The Health Secretary told Parliament there has been a significant increase in visits to A&E since the turn of the millennium but around a third of these trips were avoidable.

Mr Hunt’s call for people to stay away from accident and emergency departments comes despite his comments in 2014 that he had taken his own children to A&E rather than waiting to see a GP.

Professor Helen Stokes-Lampard, chair of the Royal College of GPs, said public health messages on the range of services available to patients were needed “so that only the most serious turn to A&E departments”.

Patients should consider “whether they can care for themselves, or seek advice from a pharmacist instead, so that we can direct our care to those patients who need it most,” she told The Independent.

Jeremy Hunt says only 'one or two hospitals' are in trouble despite claims of a humanitarian crisis

What counts as an emergency?

A&E departments are for patients with serious and life-threatening conditions.

If someone is obviously in danger – for example, they are experiencing chest pain, blacking out, bleeding, choking or the early symptoms of a stroke – they should be taken to hospital as quickly as possible.

Serious allergic reactions, severe burns, difficulty breathing or severe abdominal pain down one side are also all reasons to seek treatment at A&E and call an ambulance if necessary.

However, if it is not an emergency, consider one of the other options available to patients.

Should I call 999?

Patients unsure whether they should go to A&E should avoid calling the emergency services, but call the NHS non-emergency number, 111, instead.

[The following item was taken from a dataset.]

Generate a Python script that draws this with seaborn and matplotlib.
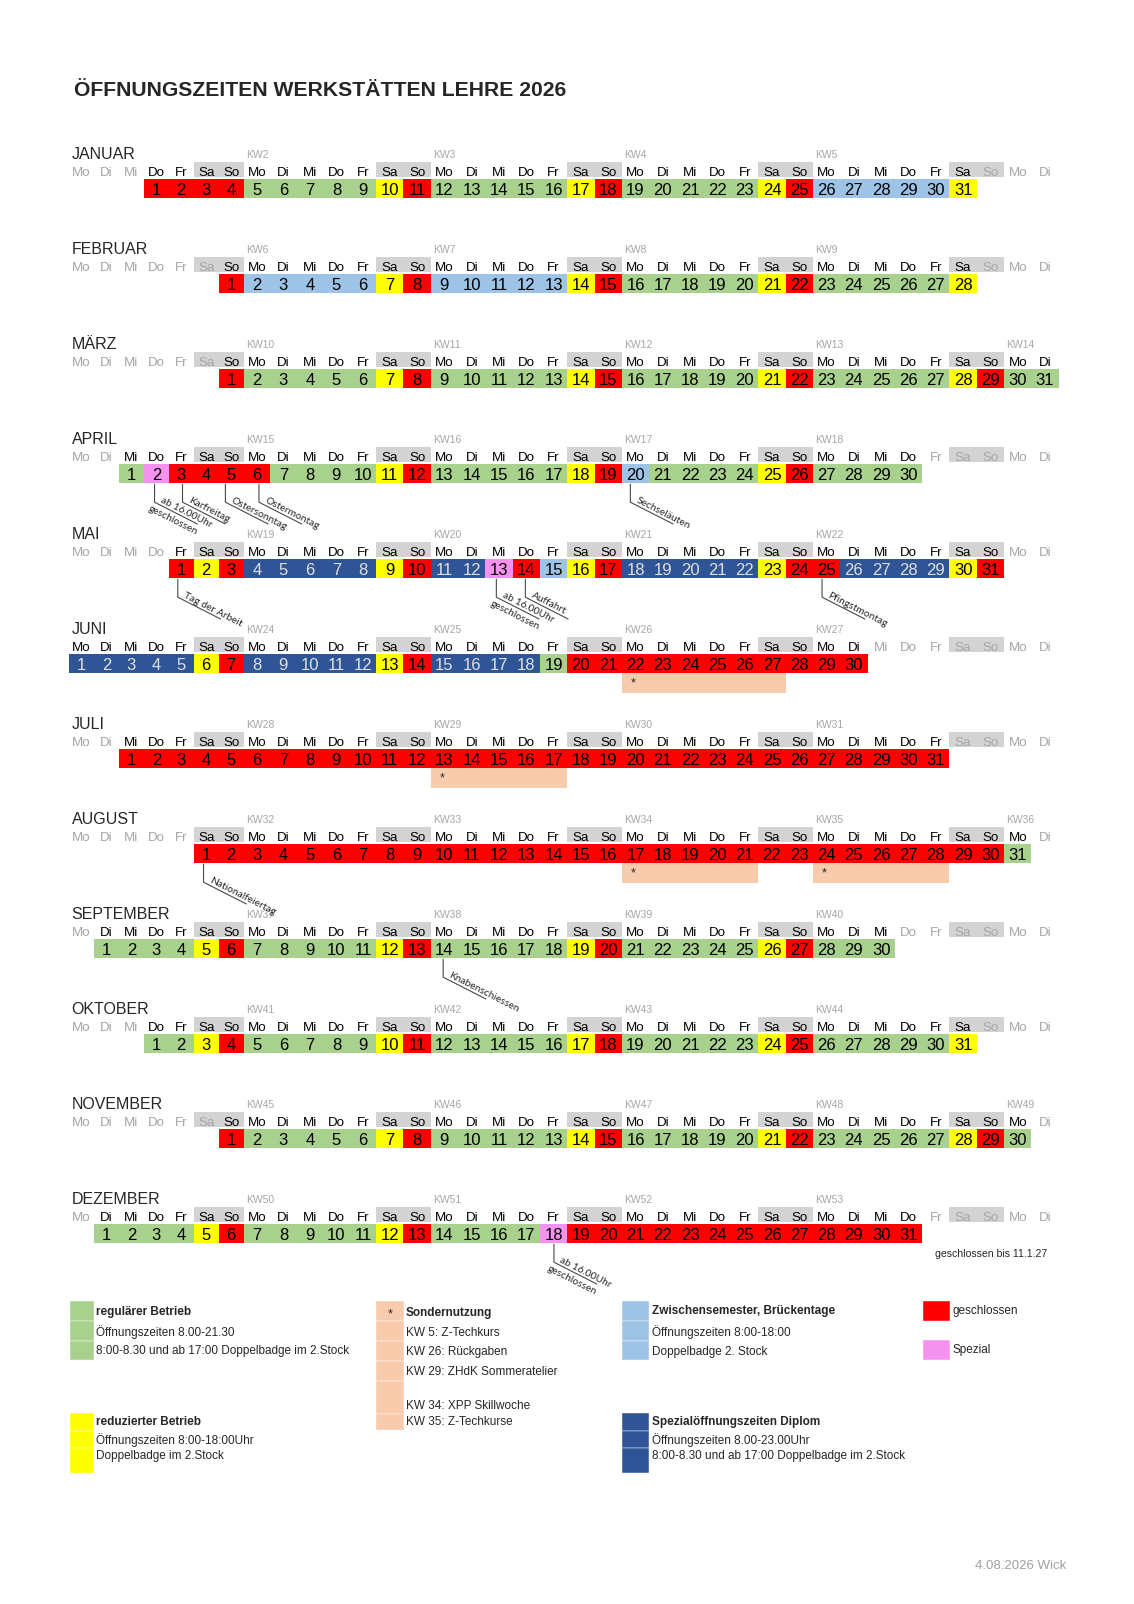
import numpy as np
import pandas as pd
import seaborn as sns
import matplotlib
matplotlib.use('Agg')
import matplotlib.pyplot as plt

# --- data -----------------------------------------------------------------
months = ['JANUAR', 'FEBRUAR', 'MÄRZ', 'APRIL', 'MAI', 'JUNI', 'JULI',
          'AUGUST', 'SEPTEMBER', 'OKTOBER', 'NOVEMBER', 'DEZEMBER']
first_weekday = [3, 6, 6, 2, 4, 0, 2, 5, 1, 3, 6, 1]   # Mo=0 of the 1st
weekday_names = ['Mo', 'Di', 'Mi', 'Do', 'Fr', 'Sa', 'So']

# one letter per day: G regulär, Y reduziert, R geschlossen,
# B Zwischensemester, D Diplom, P Spezial
day_status = [
    'RRRRGGGGGYRGGGGGYRGGGGGYRBBBBBY',
    'RBBBBBYRBBBBBYRGGGGGYRGGGGGY',
    'RGGGGGYRGGGGGYRGGGGGYRGGGGGYRGG',
    'GPRRRRGGGGYRGGGGGYRBGGGGYRGGGG',
    'RYRDDDDDYRDDPRBYRDDDDDYRRDDDDYR',
    'DDDDDYRDDDDDYRDDDDGRRRRRRRRRRR',
    'RRRRRRRRRRRRRRRRRRRRRRRRRRRRRRR',
    'RRRRRRRRRRRRRRRRRRRRRRRRRRRRRRG',
    'GGGGYRGGGGGYRGGGGGYRGGGGGYRGGG',
    'GGYRGGGGGYRGGGGGYRGGGGGYRGGGGGY',
    'RGGGGGYRGGGGGYRGGGGGYRGGGGGYRG',
    'GGGGYRGGGGGYRGGGGPRRRRRRRRRRRRR',
]

kw_numbers = [[2, 3, 4, 5], [6, 7, 8, 9], [10, 11, 12, 13, 14], [15, 16, 17, 18],
              [19, 20, 21, 22], [24, 25, 26, 27], [28, 29, 30, 31],
              [32, 33, 34, 35, 36], [37, 38, 39, 40], [41, 42, 43, 44],
              [45, 46, 47, 48, 49], [50, 51, 52, 53]]

# Sondernutzung: month index, first day, last day
special_use_month = [5, 6, 7, 7]
special_use_from = [22, 13, 17, 24]
special_use_to = [27, 17, 21, 28]

# notes below single days: month index, day, text, second line
note_month = [3, 3, 3, 3, 3, 4, 4, 4, 4, 7, 8, 11]
note_day = [2, 3, 5, 6, 20, 1, 13, 14, 25, 1, 14, 18]
note_text = ['ab 16.00Uhr', 'Karfreitag', 'Ostersonntag', 'Ostermontag',
             'Sechseläuten', 'Tag der Arbeit', 'ab 16.00Uhr', 'Auffahrt',
             'Pfingstmontag', 'Nationalfeiertag', 'Knabenschiessen',
             'ab 16.00Uhr']
note_text2 = ['geschlossen', '', '', '', '', '', 'geschlossen', '', '', '', '',
              'geschlossen']

legend_regular = ['regulärer Betrieb', 'Öffnungszeiten 8.00-21.30',
                  '8:00-8.30 und ab 17:00 Doppelbadge im 2.Stock']
legend_reduced = ['reduzierter Betrieb', 'Öffnungszeiten 8:00-18:00Uhr',
                  'Doppelbadge im 2.Stock']
legend_special = ['Sondernutzung', 'KW 5: Z-Techkurs', 'KW 26: Rückgaben',
                  'KW 29: ZHdK Sommeratelier', 'KW 34: XPP Skillwoche',
                  'KW 35: Z-Techkurse']
legend_between = ['Zwischensemester, Brückentage', 'Öffnungszeiten 8:00-18:00',
                  'Doppelbadge 2. Stock']
legend_diplom = ['Spezialöffnungszeiten Diplom', 'Öffnungszeiten 8.00-23.00Uhr',
                 '8:00-8.30 und ab 17:00 Doppelbadge im 2.Stock']

# --- style ----------------------------------------------------------------
sns.set_theme(style='white')
plt.rcParams['font.family'] = ['Liberation Sans', 'DejaVu Sans']

colors = {'G': '#A9D18E', 'Y': '#FFFF00', 'R': '#FF0000', 'B': '#9DC3E6',
          'D': '#2F5597', 'P': '#F592F0'}
salmon = '#F8CBAD'
head_gray = '#D3D3D3'
text_gray = '#A6A6A6'

# where the leader line leaves each noted cell (px from cell's left edge)
note_dx = [10.7, 13.7, 6.7, 15.3, 8.5, 9, 11, 12.7, 9.1, 9.8, 12.4, 14]

fig = plt.figure(figsize=(11.34, 16.04), dpi=100)
ax = fig.add_axes([0, 0, 1, 1])
ax.set_xlim(0, 1134)
ax.set_ylim(1604, 0)
ax.axis('off')

col_w = np.array([24.95] * 7 + [26.5] * 5 + [27.3] * 25)
col_left = 69 + np.concatenate([[0], np.cumsum(col_w)[:-1]])
col_mid = col_left + col_w / 2
weekend = np.array([c for c in range(37) if c % 7 in (5, 6)])

# table of all days
rows = []
for m, s in enumerate(day_status):
    for d, code in enumerate(s, start=1):
        rows.append({'month': m, 'day': d, 'col': first_weekday[m] + d - 1,
                     'status': code})
days = pd.DataFrame(rows)

row0 = 169.7
step = 95.0


def base(m):
    return row0 + step * m


ax.text(74, 96, 'ÖFFNUNGSZEITEN WERKSTÄTTEN LEHRE 2026', fontsize=15.2,
        fontweight='bold', va='baseline', ha='left')

for m, name in enumerate(months):
    b = base(m)
    ax.text(71.5, b - 11, name, fontsize=11.5, va='baseline', ha='left')
    for k, kw in enumerate(kw_numbers[m]):
        c = 7 * (k + 1)
        ax.text(col_left[c] + 2.5, b - 11.5, f'KW{kw}', fontsize=7.5,
                color=text_gray, va='baseline', ha='left')
    # weekday header
    ax.bar(col_left[weekend], 15.3, width=col_w[weekend], bottom=b - 7.7,
           align='edge', color=head_gray, linewidth=0)
    first = first_weekday[m]
    last = first + len(day_status[m]) - 1
    for c in range(37):
        inside = first <= c <= last
        ax.text(col_mid[c], b + 6, weekday_names[c % 7], fontsize=9.6,
                color='black' if inside else text_gray, ha='center',
                va='baseline')
    # day cells
    md = days[days.month == m]
    ax.bar(col_left[md.col], 19.3, width=col_w[md.col], bottom=b + 9.3,
           align='edge', color=[colors[s] for s in md.status], linewidth=0)
    for _, r in md.iterrows():
        ax.text(col_mid[r.col], b + 25.6, str(r.day), fontsize=12,
                color='#E0E0E0' if r.status == 'D' else 'black',
                ha='center', va='baseline')

# Sondernutzung bars
for m, d0, d1 in zip(special_use_month, special_use_from, special_use_to):
    b = base(m)
    c0 = first_weekday[m] + d0 - 1
    c1 = first_weekday[m] + d1 - 1
    ax.bar(col_left[c0], 19.4, width=col_left[c1] + col_w[c1] - col_left[c0],
           bottom=b + 28.6, align='edge', color=salmon, linewidth=0)
    ax.text(col_mid[c0] - 2, b + 42, '*', fontsize=9, ha='center',
            va='baseline')

# notes with leader lines
ang = np.deg2rad(27)
note_font = ['Lato', 'DejaVu Sans']
for m, d, t1, t2, dx in zip(note_month, note_day, note_text, note_text2,
                            note_dx):
    b = base(m)
    c = first_weekday[m] + d - 1
    x0 = col_left[c] + dx
    y0 = b + 29.5
    y1 = y0 + 18
    length = 48
    x2 = x0 + length * np.cos(ang)
    y2 = y1 + length * np.sin(ang)
    ax.plot([x0, x0, x2], [y0, y1, y2], color='#4a4a4a', lw=0.8)
    tx = x0 + 5 * np.cos(ang)
    ty = y1 + 5 * np.sin(ang) - 0.5
    ax.text(tx, ty, t1, rotation=-27, rotation_mode='anchor', ha='left',
            va='bottom', fontsize=7.4, family=note_font, color='#262626')
    if t2:
        ax.text(x0 - 4, y1 + 2, t2, rotation=-27, rotation_mode='anchor',
                ha='left', va='top', fontsize=7.4, family=note_font,
                color='#262626')

ax.text(935, 1254.3, 'geschlossen bis 11.1.27', fontsize=7.6, ha='left',
        va='center')


# --- legend ---------------------------------------------------------------
def legend_box(x0, x1, y_edges, color):
    y_edges = np.array(y_edges)
    ax.bar(np.full(len(y_edges) - 1, x0), np.diff(y_edges), width=x1 - x0,
           bottom=y_edges[:-1], align='edge', color=color,
           edgecolor='white', linewidth=0.3)


def legend_text(x, ys, lines):
    for i, (y, t) in enumerate(zip(ys, lines)):
        ax.text(x, y, t, fontsize=8.5, ha='left', va='center',
                fontweight='bold' if i == 0 else 'normal')


legend_box(70.3, 93.7, [1300.7, 1321, 1341, 1360], colors['G'])
legend_text(96.2, [1311.7, 1331.7, 1351], legend_regular)

legend_box(70, 94, [1413.3, 1431, 1448, 1472.7], colors['Y'])
legend_text(96.2, [1422.3, 1440, 1456], legend_reduced)

legend_box(376, 403.7, [1300.7, 1321, 1341, 1361, 1381, 1414, 1430], salmon)
ax.text(390.6, 1317, '*', fontsize=9, ha='center', va='baseline')
legend_text(406, [1312.7, 1332.7, 1351.7, 1371.7, 1405.7, 1421.7],
            legend_special)

legend_box(622.3, 649.3, [1300.7, 1321, 1341, 1360], colors['B'])
legend_text(652.3, [1310.7, 1331.7, 1351.7], legend_between)

legend_box(622.3, 649.3, [1413.3, 1431, 1448, 1473], colors['D'])
legend_text(652.3, [1421.7, 1440, 1456], legend_diplom)

legend_box(922.7, 950, [1300.7, 1321], colors['R'])
ax.text(952.7, 1310.7, 'geschlossen', fontsize=8.5, ha='left', va='center')
legend_box(922.7, 950, [1340, 1360], colors['P'])
ax.text(952.7, 1350, 'Spezial', fontsize=8.5, ha='left', va='center')

ax.text(1066, 1566, '4.08.2026 Wick', fontsize=9.5, color='#A0A0A0',
        ha='right', va='center')

fig.savefig('out.png', dpi=100)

The helpline was launched in 2013 and took over as the national telephone health advice line from NHS Direct, which ran between 1998 to 2014.

A trained operator supported by nurses and paramedics asks questions about symptoms and can either call an ambulance or direct patients to their nearest out-of-hours doctor, urgent care centre or late-opening chemist if needed.

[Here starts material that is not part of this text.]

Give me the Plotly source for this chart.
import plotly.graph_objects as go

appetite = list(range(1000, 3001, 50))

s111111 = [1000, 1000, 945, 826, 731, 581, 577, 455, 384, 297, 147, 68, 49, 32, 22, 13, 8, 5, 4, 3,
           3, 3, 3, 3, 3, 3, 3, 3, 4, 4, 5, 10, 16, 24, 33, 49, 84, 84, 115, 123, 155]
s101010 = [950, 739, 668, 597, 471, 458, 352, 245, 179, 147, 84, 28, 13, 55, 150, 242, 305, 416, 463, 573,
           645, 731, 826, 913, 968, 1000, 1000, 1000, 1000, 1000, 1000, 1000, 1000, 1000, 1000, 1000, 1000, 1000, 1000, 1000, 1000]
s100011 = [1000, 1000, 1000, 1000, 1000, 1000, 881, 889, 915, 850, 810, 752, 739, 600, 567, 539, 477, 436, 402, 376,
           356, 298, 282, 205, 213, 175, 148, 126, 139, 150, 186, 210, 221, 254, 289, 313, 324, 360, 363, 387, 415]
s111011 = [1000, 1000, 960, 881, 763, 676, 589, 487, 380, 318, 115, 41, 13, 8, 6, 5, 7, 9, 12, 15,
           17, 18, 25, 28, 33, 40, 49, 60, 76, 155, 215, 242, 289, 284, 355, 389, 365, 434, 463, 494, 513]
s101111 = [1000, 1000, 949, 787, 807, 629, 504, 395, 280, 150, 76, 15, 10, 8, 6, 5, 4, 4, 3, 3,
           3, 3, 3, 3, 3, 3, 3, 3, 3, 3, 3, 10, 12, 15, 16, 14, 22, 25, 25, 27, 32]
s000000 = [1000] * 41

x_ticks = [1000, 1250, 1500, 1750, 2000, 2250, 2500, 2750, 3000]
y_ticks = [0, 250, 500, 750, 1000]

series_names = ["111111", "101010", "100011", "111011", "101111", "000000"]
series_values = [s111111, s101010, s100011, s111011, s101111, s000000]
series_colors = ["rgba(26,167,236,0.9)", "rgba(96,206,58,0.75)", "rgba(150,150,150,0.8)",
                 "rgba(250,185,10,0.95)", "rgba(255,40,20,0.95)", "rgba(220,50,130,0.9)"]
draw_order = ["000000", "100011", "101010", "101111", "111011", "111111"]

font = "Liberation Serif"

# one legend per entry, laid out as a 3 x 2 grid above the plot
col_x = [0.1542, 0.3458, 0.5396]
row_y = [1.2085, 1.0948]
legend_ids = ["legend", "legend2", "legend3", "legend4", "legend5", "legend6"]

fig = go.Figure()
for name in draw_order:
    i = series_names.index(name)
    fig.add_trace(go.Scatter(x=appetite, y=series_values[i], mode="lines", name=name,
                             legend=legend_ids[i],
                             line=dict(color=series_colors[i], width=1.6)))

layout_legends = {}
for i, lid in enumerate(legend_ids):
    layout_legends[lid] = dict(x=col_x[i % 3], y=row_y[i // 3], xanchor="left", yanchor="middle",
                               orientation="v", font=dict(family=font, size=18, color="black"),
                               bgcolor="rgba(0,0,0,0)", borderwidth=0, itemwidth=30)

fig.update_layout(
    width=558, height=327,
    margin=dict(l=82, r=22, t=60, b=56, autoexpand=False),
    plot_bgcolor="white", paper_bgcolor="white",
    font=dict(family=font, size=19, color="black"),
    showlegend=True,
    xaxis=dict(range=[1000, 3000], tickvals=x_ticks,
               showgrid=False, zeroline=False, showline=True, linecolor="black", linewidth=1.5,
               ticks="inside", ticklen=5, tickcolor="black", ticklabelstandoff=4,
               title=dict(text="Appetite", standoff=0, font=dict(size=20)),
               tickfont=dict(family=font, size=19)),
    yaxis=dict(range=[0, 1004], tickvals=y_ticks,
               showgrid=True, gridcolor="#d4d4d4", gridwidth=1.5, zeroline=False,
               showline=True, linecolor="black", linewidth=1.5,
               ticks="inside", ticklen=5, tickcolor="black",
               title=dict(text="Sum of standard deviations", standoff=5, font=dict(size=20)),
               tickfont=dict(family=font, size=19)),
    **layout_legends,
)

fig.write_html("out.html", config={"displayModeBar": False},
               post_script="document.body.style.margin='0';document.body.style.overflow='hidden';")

Calling 111 is free from both landlines and mobile phone and it is available 24 hours a day, all year round.

However, research has suggested that a large number of people who were told to go to hospital by the service still did not need emergency treatment.

A pharmacist could help more than you think

Diarrhoea, headache, a painful cough or a runny nose do not usually warrant a visit to A&E, and can be treated at home with over-the-counter medicines.

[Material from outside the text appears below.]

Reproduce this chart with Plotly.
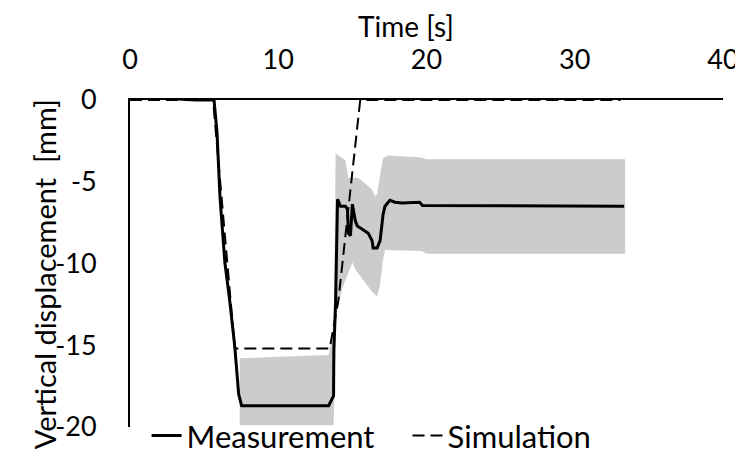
import plotly.graph_objects as go

# Measurement (time [s], vertical displacement [mm])
meas_t = [0, 2.5, 4.4, 5.67, 5.87, 6.07, 6.4, 6.73, 7.07, 7.33, 7.53, 13.4, 13.73, 13.75, 13.87, 13.93,
          14.0, 14.2, 14.53, 14.67, 14.73, 14.87, 15.0, 15.2, 15.33, 15.67, 16.07, 16.33, 16.4, 16.67,
          16.87, 17.07, 17.2, 17.53, 17.87, 18.33, 19.53, 19.73, 33.33]
meas_v = [0.15, 0.1, 0.0, 0.0, -2.0, -5.95, -9.94, -12.3, -15.1, -18.0, -18.7, -18.7, -18.1, -15.3, -12.3, -9.0,
          -6.07, -6.5, -6.5, -6.7, -8.15, -8.3, -6.37, -7.4, -7.7, -7.9, -8.15, -8.6, -9.05, -9.05,
          -8.6, -7.0, -6.5, -6.13, -6.25, -6.3, -6.25, -6.45, -6.5]

# Simulation
sim_t = [0, 5.6, 7.07, 13.47, 14.05, 15.53, 33.1]
sim_v = [0, 0, -15.2, -15.2, -12.3, 0, 0]

# Scatter band (upper and lower bounds)
band_up_t = [7.4, 13.4, 13.75, 13.87, 14.53, 14.73, 15.4, 15.73, 16.33, 16.53, 16.67, 16.87, 17.07, 17.4,
             19.67, 20.0, 33.4]
band_up_v = [-15.8, -15.6, -13.9, -3.27, -3.69, -4.76, -4.76, -5.0, -5.48, -5.9, -5.77, -4.58, -3.57, -3.39,
             -3.51, -3.63, -3.63]
band_lo_t = [7.4, 13.73, 13.93, 14.07, 14.33, 15.0, 15.2, 15.67, 16.33, 16.53, 16.67, 16.87, 17.07, 17.2,
             17.67, 19.67, 20.0, 33.4]
band_lo_v = [-19.9, -19.9, -12.9, -12.5, -11.5, -9.94, -10.36, -10.95, -11.73, -11.9, -12.0, -11.3, -9.76, -9.17,
             -9.17, -9.23, -9.4, -9.4]

x_ticks = [0, 10, 20, 30, 40]
y_ticks = [0, -5, -10, -15, -20]

FONT = "Lato"
FS_TICK = 27
FS_TEXT = 31

fig = go.Figure()
fig.add_trace(go.Scatter(
    x=band_up_t + band_lo_t[::-1], y=band_up_v + band_lo_v[::-1],
    fill="toself", fillcolor="#cccccc", line=dict(width=0, color="#cccccc"),
    mode="lines", showlegend=False, hoverinfo="skip"))
fig.add_trace(go.Scatter(x=meas_t, y=meas_v, mode="lines", name="Measurement",
                         line=dict(color="black", width=3), legend="legend"))
fig.add_trace(go.Scatter(x=sim_t, y=sim_v, mode="lines", name="Simulation",
                         line=dict(color="black", width=2, dash="12px,6px"), legend="legend2"))

leg_common = dict(orientation="h", y=-0.027, yanchor="middle", bgcolor="rgba(0,0,0,0)",
                  font=dict(size=FS_TEXT, family=FONT), itemwidth=30, borderwidth=0)

fig.update_layout(
    width=743, height=467,
    margin=dict(l=122, r=20, t=92, b=39),
    plot_bgcolor="white", paper_bgcolor="white",
    font=dict(family=FONT, size=FS_TICK, color="black"),
    showlegend=True,
    legend=dict(x=0.028, xanchor="left", **leg_common),
    legend2=dict(x=0.468, xanchor="left", **leg_common),
    xaxis=dict(range=[0, 40], side="top", tickvals=x_ticks, ticktext=[str(v) for v in x_ticks],
               showgrid=False, zeroline=False, showline=True, linecolor="black", linewidth=2,
               ticks="", ticklabelstandoff=18, tickfont=dict(size=FS_TICK)),
    yaxis=dict(range=[-20, 0], tickvals=y_ticks, ticktext=[str(v) for v in y_ticks],
               showgrid=False, zeroline=False, showline=True, linecolor="black", linewidth=2,
               ticks="", ticklabelstandoff=26, tickfont=dict(size=FS_TICK)),
    annotations=[
        dict(text="Time [s]", xref="paper", yref="paper", x=0.465, y=1.226,
             xanchor="center", yanchor="middle", showarrow=False, font=dict(size=28)),
        dict(text="Vertical displacement  [mm]", xref="paper", yref="paper", x=-0.145, y=0.467,
             xanchor="center", yanchor="middle", textangle=-90, showarrow=False,
             font=dict(size=29)),
    ],
)

fig.write_html("out.html")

Pharmacists can advise on a range of conditions and are able to discuss health conditions confidentially without anything being noted in medical records, advises the NHS website.

Make an appointment with your GP

If you have a persistent, but non-emergency health problem, such as ear pain, stomach ache, frequent vomiting or back ache, don’t go to hospital but make an appointment with your GP.

Mr Hunt has announced proposals for GP surgeries to be open from 8am to 8pm seven days a week, despite criticism from doctors who say the service is already overstretched.

If your local GP practice is closed, search for your nearest walk-in or urgent care centre on the NHS website.